GIVEN PROBLEM
List each line of the data in which the string "diagram" appears.

DATA EXCERPTS
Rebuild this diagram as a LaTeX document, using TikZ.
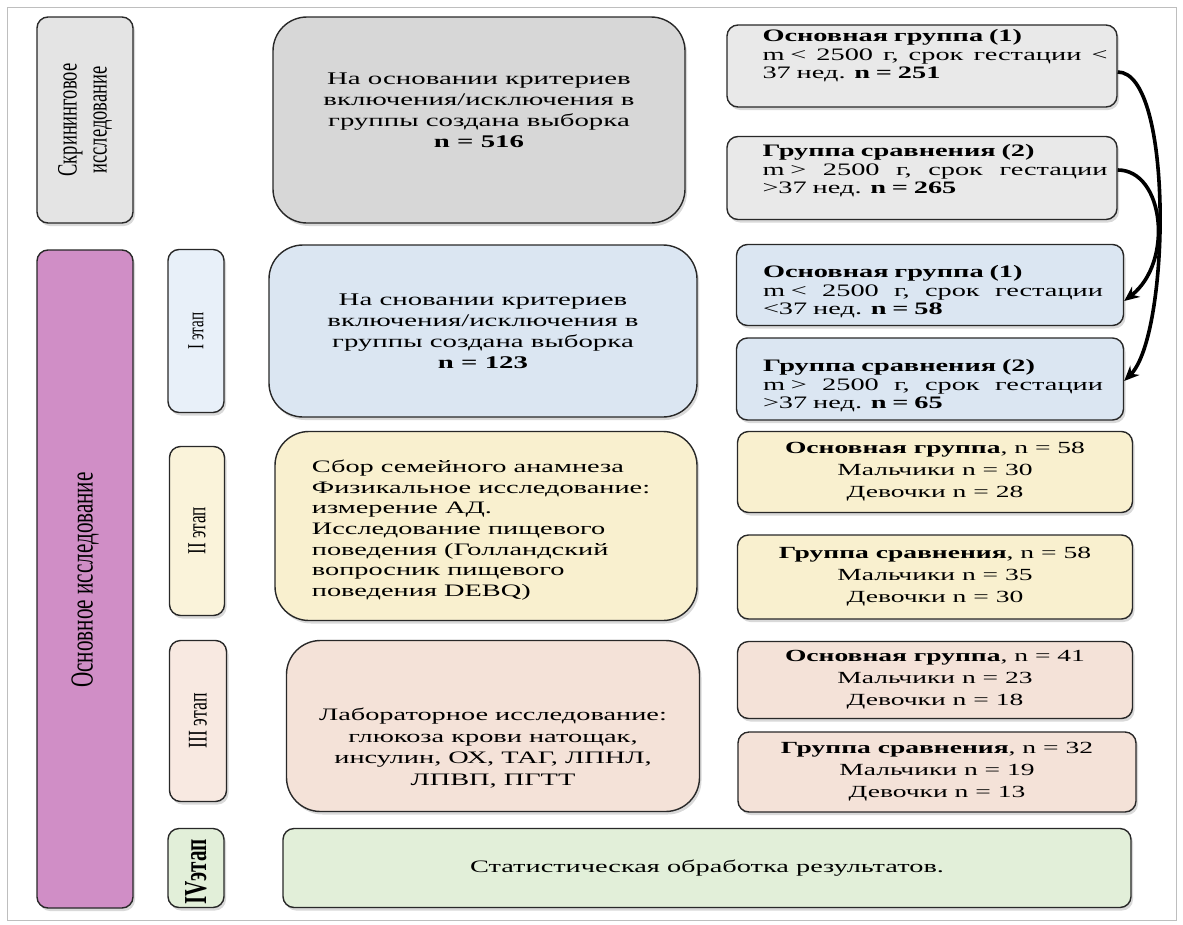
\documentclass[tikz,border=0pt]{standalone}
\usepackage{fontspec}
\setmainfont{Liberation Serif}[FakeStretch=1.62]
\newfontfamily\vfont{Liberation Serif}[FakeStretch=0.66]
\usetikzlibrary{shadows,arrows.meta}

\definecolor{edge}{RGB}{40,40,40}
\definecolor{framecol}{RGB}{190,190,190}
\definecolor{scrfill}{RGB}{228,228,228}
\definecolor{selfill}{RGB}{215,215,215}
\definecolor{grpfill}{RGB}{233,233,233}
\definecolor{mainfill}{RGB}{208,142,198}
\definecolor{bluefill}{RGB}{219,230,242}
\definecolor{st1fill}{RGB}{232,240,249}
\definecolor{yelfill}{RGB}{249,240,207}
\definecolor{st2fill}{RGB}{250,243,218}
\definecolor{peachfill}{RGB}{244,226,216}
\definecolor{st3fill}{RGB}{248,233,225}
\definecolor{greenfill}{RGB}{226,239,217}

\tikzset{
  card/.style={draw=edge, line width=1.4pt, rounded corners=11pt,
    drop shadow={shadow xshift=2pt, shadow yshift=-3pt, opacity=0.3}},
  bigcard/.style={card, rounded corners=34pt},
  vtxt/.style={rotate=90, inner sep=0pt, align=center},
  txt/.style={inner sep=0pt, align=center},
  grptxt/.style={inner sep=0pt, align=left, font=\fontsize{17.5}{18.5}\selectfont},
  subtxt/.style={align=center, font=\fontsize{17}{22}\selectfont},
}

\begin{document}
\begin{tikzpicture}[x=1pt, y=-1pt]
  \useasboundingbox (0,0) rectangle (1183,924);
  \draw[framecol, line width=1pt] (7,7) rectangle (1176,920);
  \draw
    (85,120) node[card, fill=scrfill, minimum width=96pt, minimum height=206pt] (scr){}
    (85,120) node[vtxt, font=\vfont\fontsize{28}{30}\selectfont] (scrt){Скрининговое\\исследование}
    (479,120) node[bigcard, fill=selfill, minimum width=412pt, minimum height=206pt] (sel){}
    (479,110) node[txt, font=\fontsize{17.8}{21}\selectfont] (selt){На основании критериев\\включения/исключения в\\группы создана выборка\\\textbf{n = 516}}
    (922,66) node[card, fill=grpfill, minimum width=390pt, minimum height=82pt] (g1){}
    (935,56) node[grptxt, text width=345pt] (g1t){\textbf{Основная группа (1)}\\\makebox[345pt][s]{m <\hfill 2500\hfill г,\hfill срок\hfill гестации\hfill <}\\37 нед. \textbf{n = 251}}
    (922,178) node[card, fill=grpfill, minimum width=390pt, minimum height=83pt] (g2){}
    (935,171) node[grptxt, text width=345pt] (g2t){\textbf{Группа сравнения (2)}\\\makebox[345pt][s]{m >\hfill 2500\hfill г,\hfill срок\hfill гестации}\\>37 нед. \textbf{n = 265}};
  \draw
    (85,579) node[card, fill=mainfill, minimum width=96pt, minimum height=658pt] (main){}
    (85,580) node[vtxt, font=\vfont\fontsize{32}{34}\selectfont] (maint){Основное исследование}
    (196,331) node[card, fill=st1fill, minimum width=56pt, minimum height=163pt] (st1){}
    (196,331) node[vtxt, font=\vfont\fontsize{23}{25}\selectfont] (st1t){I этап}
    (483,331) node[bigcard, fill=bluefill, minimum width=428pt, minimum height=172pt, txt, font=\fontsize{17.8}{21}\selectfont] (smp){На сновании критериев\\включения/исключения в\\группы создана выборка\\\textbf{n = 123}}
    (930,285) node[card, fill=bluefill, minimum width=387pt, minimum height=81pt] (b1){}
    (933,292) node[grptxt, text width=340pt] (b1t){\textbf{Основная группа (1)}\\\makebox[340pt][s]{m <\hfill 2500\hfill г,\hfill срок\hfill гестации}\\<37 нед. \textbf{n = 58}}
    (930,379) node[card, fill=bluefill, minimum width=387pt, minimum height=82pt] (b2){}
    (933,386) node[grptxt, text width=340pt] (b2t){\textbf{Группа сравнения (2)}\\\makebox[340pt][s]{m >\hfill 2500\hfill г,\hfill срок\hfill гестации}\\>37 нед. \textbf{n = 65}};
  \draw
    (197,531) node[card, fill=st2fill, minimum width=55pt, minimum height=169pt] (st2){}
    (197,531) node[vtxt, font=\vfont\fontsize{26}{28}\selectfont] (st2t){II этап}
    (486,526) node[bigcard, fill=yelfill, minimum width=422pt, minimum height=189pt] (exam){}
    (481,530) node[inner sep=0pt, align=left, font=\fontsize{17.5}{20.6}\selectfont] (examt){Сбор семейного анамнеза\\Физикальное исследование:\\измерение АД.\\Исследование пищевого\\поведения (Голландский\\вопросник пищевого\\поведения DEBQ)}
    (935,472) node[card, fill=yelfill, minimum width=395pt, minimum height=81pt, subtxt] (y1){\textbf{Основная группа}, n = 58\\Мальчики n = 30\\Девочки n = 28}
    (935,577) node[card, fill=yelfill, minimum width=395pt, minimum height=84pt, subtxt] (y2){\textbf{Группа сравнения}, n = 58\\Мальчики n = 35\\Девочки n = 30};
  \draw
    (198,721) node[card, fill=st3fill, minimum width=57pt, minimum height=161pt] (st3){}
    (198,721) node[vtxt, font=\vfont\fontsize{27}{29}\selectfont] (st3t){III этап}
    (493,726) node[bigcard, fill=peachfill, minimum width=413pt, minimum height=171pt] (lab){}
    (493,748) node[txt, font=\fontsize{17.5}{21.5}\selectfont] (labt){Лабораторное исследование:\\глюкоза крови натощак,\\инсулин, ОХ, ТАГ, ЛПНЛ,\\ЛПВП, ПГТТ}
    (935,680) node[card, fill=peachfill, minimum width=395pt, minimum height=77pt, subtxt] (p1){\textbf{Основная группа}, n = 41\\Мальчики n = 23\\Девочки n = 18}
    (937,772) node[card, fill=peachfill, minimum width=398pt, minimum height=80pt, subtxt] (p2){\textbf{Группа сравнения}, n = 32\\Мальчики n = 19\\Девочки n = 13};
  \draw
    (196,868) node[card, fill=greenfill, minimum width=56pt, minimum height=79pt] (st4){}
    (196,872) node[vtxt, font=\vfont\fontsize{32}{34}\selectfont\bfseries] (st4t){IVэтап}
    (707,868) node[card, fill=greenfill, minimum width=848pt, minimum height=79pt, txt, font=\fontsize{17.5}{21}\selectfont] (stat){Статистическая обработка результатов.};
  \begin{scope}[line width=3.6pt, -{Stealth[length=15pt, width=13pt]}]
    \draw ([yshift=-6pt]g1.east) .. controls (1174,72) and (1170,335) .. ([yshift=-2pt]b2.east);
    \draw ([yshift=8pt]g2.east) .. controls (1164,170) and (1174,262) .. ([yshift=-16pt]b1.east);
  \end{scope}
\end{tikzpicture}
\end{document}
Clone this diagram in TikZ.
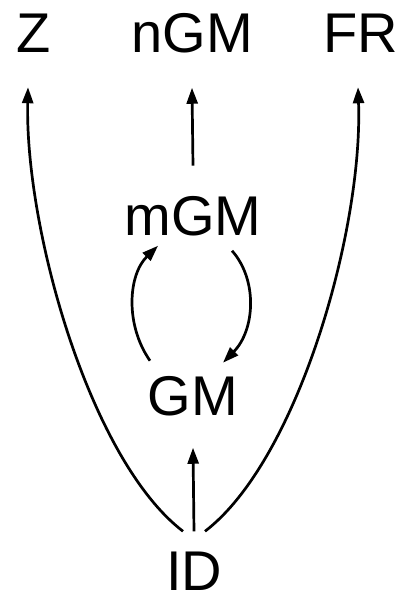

PROBLEM SOLUTION
Rebuild this diagram as a LaTeX document, using TikZ.
Clone this diagram in TikZ.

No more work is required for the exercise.